# Available data start

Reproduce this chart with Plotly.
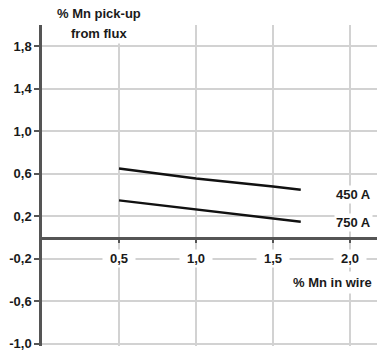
import plotly.graph_objects as go

# Data
wire_mn = [0.5, 1.0, 1.5, 1.68]
pickup_450A = [0.65, 0.555, 0.48, 0.45]
pickup_750A = [0.35, 0.265, 0.18, 0.15]
series_names = ["450 A", "750 A"]

y_tickvals = [1.8, 1.4, 1.0, 0.6, 0.2, -0.2, -0.6, -1.0]
y_ticktext = ["1,8", "1,4", "1,0", "0,6", "0,2", "-0,2", "-0,6", "-1,0"]
x_tickvals = [0.5, 1.0, 1.5, 2.0]
x_ticktext = ["0,5", "1,0", "1,5", "2,0"]

FONT = "Liberation Sans, Arial, sans-serif"
TXT = "#1a1a1a"
AXIS = "#555555"
GRID = "#d2d2d2"

fig = go.Figure()
for ys in (pickup_450A, pickup_750A):
    fig.add_trace(go.Scatter(x=wire_mn, y=ys, mode="lines",
                             line=dict(color="#111111", width=2.5),
                             showlegend=False, hoverinfo="skip"))

y_min, y_max = -1.02, 2.0
fig.update_layout(
    width=377, height=350,
    margin=dict(l=42, r=0, t=25, b=4),
    paper_bgcolor="white", plot_bgcolor="white",
    font=dict(family=FONT, size=13, color=TXT, weight="bold"),
    xaxis=dict(range=[0, 2.175], tickvals=x_tickvals, showticklabels=False,
               showgrid=True, gridcolor=GRID, gridwidth=1.5,
               zeroline=False, showline=True, linecolor=AXIS, linewidth=2.5,
               anchor="free", position=(0 - y_min) / (y_max - y_min),
               ticks="outside", ticklen=4, tickcolor=AXIS, tickwidth=1.5),
    yaxis=dict(range=[y_min, y_max], tickvals=y_tickvals, ticktext=y_ticktext,
               showgrid=True, gridcolor=GRID, gridwidth=1.5, zeroline=False,
               showline=True, linecolor=AXIS, linewidth=2.5,
               ticks="outside", ticklen=5, tickcolor=AXIS, tickwidth=1.5,
               ticklabeloverflow="allow",
               tickfont=dict(family=FONT, size=13, color=TXT, weight="bold")),
)

annos = []
for v, t in zip(x_tickvals, x_ticktext):
    annos.append(dict(x=v, y=-0.2, text=t, showarrow=False, bgcolor="white",
                      width=30, xanchor="center", yanchor="middle"))
annos.append(dict(x=1.883, y=-0.42, text="% Mn in wire", showarrow=False,
                  bgcolor="white", xanchor="center", yanchor="middle", borderpad=3))
annos.append(dict(x=0.37, y=1.037, yref="paper", text="% Mn pick-up", showarrow=False,
                  bgcolor="white", xanchor="center", yanchor="middle"))
annos.append(dict(x=0.37, y=0.975, yref="paper", text="from flux", showarrow=False,
                  bgcolor="white", xanchor="center", yanchor="middle", borderpad=2))
annos.append(dict(x=2.02, y=0.405, text=series_names[0], showarrow=False,
                  bgcolor="white", xanchor="center", yanchor="middle"))
annos.append(dict(x=2.02, y=0.14, text=series_names[1], showarrow=False,
                  bgcolor="white", xanchor="center", yanchor="middle"))
fig.update_layout(annotations=annos)

fig.write_html("out.html", config={"displayModeBar": False},
               post_script="document.body.style.margin='0';")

# Available data end

> [Given request]: Copy each line of the listing that contains the string "chart".

> [Answer to this task]:
Reproduce this chart with Plotly.

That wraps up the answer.